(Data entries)
---+---
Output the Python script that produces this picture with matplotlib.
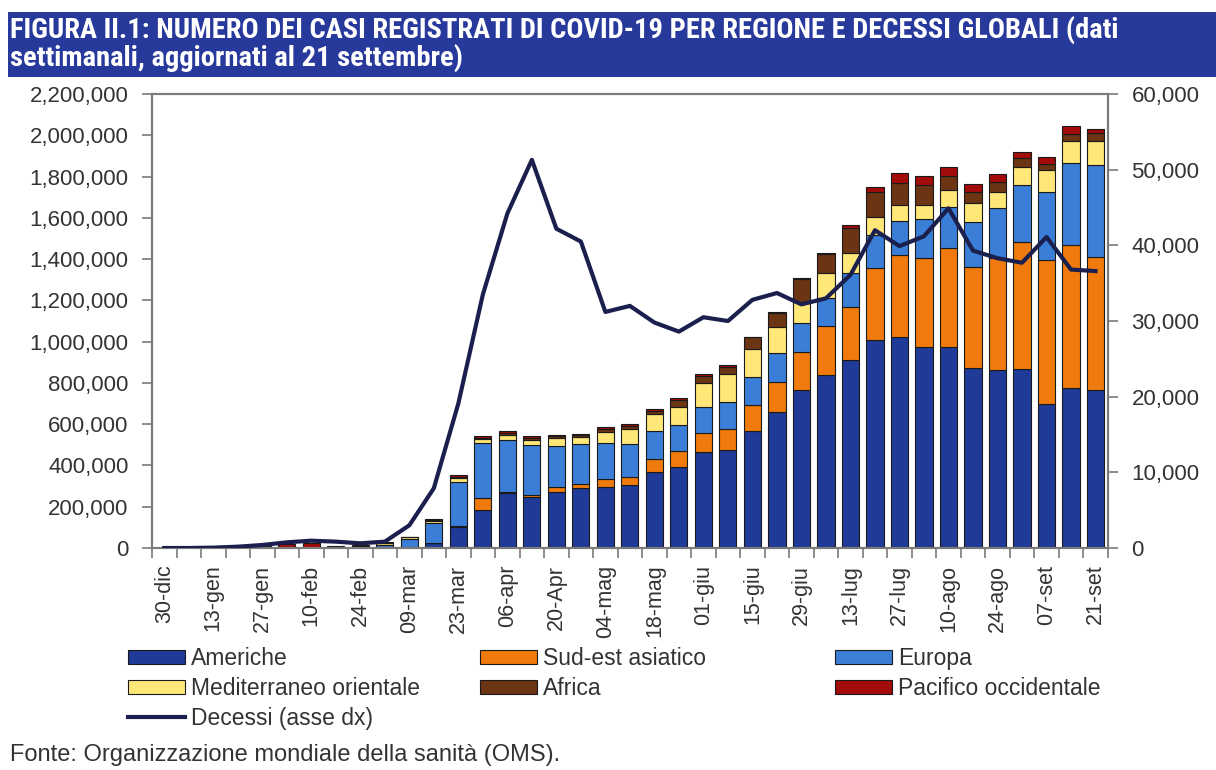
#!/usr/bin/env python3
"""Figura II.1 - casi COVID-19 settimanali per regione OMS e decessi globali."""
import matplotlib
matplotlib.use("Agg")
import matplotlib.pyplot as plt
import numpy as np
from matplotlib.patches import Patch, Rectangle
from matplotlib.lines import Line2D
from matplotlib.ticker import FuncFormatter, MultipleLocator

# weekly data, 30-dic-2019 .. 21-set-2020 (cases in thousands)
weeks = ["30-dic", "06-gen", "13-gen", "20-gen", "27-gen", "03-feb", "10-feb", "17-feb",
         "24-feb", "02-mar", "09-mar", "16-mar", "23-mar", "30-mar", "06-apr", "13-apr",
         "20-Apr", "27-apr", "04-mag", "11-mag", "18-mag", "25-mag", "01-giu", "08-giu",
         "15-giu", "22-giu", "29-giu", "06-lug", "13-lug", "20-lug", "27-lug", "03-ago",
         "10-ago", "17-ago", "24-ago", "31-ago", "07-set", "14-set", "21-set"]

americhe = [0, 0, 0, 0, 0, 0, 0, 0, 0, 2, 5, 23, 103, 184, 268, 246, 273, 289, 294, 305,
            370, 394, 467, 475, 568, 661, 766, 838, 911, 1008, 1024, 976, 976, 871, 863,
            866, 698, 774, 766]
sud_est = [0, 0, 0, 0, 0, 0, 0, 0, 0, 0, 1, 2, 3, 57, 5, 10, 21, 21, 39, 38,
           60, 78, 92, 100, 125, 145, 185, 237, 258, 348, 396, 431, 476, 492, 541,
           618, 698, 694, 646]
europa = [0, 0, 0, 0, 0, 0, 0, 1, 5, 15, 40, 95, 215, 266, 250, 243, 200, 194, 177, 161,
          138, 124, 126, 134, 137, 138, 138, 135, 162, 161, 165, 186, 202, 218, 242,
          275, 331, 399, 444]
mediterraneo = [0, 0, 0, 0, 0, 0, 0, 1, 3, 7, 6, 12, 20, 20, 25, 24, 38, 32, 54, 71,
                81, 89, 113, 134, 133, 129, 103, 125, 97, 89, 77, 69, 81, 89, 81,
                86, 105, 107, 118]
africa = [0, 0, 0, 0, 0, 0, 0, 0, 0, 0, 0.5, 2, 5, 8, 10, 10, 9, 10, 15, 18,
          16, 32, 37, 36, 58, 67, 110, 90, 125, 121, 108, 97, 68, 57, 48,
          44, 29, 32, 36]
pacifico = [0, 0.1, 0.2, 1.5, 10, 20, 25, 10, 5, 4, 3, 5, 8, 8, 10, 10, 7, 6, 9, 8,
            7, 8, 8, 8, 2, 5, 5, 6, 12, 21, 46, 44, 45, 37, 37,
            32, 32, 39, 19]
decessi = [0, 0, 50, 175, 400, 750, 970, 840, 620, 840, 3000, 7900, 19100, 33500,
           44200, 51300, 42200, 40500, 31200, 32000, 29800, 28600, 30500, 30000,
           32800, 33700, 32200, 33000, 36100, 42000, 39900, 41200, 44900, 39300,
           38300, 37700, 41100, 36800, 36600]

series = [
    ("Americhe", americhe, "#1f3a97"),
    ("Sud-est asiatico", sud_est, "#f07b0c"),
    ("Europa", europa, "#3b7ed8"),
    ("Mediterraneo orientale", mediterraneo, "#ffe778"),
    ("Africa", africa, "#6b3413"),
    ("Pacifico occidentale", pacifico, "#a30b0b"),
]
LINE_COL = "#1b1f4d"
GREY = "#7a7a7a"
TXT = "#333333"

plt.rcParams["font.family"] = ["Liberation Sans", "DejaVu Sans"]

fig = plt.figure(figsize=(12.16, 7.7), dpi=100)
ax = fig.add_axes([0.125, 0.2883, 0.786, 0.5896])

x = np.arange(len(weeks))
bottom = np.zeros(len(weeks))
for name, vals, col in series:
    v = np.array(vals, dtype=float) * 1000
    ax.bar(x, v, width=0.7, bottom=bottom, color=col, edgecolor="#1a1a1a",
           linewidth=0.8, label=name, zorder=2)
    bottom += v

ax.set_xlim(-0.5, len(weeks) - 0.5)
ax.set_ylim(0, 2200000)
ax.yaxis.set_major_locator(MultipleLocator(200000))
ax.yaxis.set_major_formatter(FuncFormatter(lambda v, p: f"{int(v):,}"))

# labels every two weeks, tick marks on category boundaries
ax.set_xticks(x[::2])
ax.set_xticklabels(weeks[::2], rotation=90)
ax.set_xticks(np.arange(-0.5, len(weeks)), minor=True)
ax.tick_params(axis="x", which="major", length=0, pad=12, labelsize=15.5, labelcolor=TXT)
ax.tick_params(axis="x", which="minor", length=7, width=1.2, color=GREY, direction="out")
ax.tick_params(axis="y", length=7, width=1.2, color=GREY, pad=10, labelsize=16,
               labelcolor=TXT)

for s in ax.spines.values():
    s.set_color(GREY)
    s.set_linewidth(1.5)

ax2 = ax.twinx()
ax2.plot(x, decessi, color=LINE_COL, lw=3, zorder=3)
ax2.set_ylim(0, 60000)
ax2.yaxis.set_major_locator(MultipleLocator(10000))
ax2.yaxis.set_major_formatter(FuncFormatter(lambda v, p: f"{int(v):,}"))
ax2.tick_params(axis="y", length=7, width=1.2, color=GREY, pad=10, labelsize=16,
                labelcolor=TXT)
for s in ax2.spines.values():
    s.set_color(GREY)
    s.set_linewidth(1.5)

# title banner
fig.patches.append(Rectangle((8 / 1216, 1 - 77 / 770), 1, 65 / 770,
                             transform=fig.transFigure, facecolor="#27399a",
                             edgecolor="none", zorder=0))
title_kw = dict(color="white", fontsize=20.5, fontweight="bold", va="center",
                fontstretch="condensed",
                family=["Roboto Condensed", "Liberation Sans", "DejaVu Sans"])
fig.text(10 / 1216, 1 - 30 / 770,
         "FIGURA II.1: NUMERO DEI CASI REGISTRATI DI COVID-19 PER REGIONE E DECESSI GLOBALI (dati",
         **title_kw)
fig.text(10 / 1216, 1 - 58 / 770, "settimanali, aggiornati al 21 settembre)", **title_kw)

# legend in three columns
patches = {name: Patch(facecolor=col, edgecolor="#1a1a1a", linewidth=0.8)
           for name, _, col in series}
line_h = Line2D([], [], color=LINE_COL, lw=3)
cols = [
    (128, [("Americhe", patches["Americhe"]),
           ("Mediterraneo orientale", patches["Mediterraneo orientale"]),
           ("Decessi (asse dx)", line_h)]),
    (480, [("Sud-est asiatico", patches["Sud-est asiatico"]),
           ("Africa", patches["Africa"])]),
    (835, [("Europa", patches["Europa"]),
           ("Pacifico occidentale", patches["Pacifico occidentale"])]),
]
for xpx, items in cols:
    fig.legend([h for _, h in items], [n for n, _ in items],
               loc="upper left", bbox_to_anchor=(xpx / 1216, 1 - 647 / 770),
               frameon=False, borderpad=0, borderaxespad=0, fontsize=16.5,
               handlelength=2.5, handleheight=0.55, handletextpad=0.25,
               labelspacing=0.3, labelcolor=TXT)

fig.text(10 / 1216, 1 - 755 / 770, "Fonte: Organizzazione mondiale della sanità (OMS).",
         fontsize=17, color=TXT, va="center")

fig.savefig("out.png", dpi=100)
---+---
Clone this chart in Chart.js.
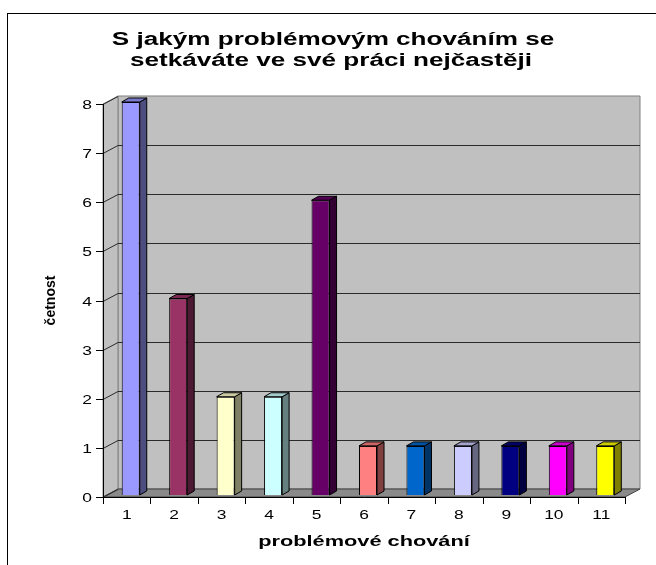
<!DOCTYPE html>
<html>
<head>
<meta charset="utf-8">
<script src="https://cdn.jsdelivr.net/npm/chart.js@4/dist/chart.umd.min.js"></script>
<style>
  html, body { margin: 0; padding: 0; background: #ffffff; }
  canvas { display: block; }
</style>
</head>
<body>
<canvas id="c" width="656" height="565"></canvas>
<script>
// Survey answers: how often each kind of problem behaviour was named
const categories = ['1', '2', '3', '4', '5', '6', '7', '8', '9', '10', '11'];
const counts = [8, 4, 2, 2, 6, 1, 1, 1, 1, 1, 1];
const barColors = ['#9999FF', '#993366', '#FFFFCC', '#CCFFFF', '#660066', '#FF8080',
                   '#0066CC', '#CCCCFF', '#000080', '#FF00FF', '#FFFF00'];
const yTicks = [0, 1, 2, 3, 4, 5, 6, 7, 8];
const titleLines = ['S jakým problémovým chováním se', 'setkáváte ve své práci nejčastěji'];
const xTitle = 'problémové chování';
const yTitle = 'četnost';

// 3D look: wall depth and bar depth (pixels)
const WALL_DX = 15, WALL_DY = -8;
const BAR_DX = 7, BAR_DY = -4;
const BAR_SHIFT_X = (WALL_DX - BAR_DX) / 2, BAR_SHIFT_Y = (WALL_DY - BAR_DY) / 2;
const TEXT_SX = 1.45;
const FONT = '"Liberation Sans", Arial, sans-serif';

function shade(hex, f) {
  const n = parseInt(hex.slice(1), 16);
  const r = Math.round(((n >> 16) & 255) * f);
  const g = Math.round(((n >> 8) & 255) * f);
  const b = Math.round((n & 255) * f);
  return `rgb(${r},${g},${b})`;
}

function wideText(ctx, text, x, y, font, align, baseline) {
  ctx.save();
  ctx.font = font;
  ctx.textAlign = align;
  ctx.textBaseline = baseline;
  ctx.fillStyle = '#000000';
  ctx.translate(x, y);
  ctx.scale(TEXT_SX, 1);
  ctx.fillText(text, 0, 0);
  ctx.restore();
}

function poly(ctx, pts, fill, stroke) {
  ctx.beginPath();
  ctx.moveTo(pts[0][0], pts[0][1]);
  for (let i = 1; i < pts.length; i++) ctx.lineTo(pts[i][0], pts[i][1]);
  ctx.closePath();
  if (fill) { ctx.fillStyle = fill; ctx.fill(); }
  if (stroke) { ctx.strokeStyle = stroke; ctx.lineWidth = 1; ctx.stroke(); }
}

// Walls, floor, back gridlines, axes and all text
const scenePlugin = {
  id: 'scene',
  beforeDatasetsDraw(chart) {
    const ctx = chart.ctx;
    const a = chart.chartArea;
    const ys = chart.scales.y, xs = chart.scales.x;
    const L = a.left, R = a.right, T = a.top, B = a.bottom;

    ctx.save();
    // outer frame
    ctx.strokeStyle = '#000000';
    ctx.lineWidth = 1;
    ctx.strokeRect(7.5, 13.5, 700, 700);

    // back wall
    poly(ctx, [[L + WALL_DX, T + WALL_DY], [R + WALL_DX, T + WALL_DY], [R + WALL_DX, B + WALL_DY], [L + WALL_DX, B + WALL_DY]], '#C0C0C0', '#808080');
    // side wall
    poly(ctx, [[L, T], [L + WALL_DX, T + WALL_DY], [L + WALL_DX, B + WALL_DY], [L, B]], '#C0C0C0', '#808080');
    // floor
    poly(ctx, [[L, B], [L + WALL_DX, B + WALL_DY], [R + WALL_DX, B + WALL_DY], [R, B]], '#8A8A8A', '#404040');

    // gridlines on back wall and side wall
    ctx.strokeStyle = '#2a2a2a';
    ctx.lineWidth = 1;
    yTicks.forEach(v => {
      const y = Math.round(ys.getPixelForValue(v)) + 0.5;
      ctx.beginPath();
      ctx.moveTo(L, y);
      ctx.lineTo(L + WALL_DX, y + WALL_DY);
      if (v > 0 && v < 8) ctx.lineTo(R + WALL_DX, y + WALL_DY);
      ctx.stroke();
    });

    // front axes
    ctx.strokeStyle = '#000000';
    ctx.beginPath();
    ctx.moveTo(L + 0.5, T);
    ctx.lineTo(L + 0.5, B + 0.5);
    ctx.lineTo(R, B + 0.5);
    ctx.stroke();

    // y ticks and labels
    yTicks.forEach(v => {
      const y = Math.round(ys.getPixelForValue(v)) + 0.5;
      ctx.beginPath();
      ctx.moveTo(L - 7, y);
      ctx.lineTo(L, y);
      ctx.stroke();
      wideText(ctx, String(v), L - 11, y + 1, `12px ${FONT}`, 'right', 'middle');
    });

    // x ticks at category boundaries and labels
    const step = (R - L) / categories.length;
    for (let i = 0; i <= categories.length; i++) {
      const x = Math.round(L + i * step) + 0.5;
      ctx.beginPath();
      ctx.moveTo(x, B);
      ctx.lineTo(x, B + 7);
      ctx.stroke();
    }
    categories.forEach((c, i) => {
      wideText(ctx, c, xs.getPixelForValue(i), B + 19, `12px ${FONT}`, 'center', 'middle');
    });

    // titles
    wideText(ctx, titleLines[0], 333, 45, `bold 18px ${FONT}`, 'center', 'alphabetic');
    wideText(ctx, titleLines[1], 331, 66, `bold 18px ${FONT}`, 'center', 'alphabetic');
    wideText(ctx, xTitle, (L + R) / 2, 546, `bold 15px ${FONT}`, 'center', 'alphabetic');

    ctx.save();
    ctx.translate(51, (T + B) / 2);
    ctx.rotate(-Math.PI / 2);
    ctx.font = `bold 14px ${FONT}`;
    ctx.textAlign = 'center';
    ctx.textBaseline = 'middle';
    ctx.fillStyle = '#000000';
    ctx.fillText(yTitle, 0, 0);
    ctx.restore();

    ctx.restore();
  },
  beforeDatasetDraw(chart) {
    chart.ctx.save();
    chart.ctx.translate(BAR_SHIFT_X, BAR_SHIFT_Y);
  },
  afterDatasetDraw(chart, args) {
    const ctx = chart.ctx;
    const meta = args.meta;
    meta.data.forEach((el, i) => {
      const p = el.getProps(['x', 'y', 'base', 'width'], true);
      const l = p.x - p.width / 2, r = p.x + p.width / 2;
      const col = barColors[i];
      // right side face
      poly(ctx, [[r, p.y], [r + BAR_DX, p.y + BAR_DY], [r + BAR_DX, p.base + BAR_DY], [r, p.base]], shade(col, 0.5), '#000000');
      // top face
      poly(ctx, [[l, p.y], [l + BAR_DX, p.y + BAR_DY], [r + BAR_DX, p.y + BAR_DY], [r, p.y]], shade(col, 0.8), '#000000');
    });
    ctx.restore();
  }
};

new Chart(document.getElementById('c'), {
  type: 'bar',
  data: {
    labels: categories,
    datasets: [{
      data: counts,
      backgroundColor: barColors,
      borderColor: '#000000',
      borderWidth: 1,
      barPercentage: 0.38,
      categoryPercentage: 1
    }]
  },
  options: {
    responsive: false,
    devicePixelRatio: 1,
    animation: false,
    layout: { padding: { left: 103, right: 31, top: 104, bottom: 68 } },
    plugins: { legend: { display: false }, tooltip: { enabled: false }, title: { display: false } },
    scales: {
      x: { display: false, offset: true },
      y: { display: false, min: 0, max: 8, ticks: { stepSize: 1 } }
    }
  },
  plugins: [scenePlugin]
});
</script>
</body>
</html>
---+---
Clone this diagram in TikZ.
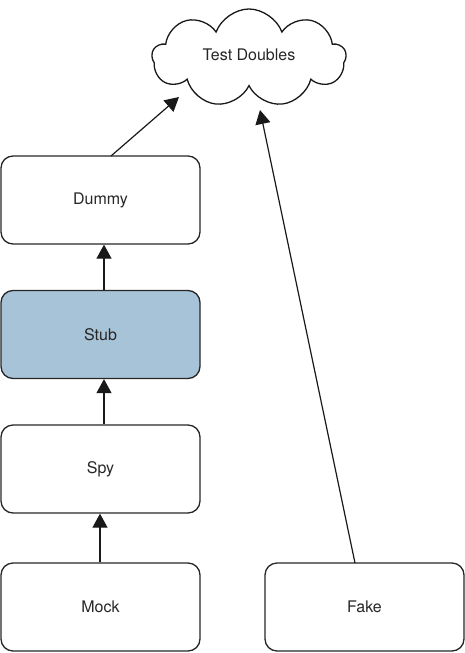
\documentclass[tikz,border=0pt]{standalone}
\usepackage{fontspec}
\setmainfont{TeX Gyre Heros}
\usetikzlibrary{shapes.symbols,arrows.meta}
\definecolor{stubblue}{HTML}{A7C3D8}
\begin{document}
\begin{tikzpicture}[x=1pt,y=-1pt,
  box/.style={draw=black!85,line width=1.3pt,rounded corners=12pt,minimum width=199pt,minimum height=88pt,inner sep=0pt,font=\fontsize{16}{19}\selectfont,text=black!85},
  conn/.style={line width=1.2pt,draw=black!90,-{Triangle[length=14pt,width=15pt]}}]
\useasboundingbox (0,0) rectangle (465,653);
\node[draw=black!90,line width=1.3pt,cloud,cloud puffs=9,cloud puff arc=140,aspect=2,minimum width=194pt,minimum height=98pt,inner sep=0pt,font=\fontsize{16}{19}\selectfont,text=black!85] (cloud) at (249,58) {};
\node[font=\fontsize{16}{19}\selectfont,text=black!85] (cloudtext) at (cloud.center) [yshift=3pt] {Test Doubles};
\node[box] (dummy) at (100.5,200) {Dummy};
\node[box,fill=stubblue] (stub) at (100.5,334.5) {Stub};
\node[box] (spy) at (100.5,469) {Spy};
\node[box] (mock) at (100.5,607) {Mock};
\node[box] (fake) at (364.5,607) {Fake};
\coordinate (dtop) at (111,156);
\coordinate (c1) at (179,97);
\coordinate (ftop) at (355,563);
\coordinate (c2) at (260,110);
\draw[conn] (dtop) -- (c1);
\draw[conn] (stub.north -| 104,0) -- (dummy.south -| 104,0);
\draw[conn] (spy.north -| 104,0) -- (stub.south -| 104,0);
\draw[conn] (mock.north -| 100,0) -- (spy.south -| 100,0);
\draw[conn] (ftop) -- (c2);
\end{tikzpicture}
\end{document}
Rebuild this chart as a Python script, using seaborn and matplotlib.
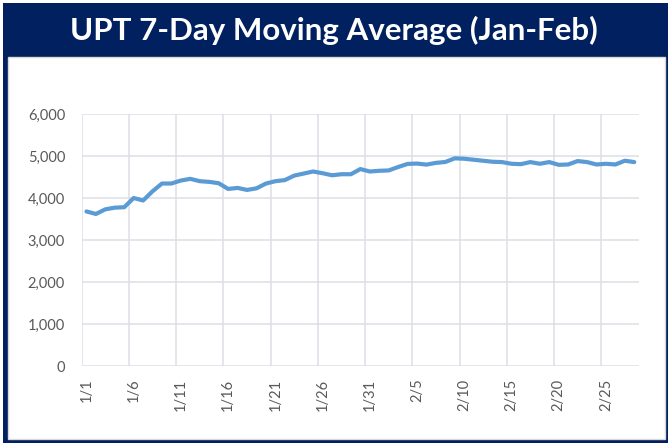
---+---
• WRITTEN TASK: Take the lines from the one holding "Clone this chart in Chart.js." to the one holding "const yTitle = 'četnost';", both lines included, and give them again exactly, with no pictures.

• RESULT OF THIS EXERCISE:
Clone this chart in Chart.js.
<!DOCTYPE html>
<html>
<head>
<meta charset="utf-8">
<script src="https://cdn.jsdelivr.net/npm/chart.js@4/dist/chart.umd.min.js"></script>
<style>
  html, body { margin: 0; padding: 0; background: #ffffff; }
  canvas { display: block; }
</style>
</head>
<body>
<canvas id="c" width="656" height="565"></canvas>
<script>
// Survey answers: how often each kind of problem behaviour was named
const categories = ['1', '2', '3', '4', '5', '6', '7', '8', '9', '10', '11'];
const counts = [8, 4, 2, 2, 6, 1, 1, 1, 1, 1, 1];
const barColors = ['#9999FF', '#993366', '#FFFFCC', '#CCFFFF', '#660066', '#FF8080',
                   '#0066CC', '#CCCCFF', '#000080', '#FF00FF', '#FFFF00'];
const yTicks = [0, 1, 2, 3, 4, 5, 6, 7, 8];
const titleLines = ['S jakým problémovým chováním se', 'setkáváte ve své práci nejčastěji'];
const xTitle = 'problémové chování';
const yTitle = 'četnost';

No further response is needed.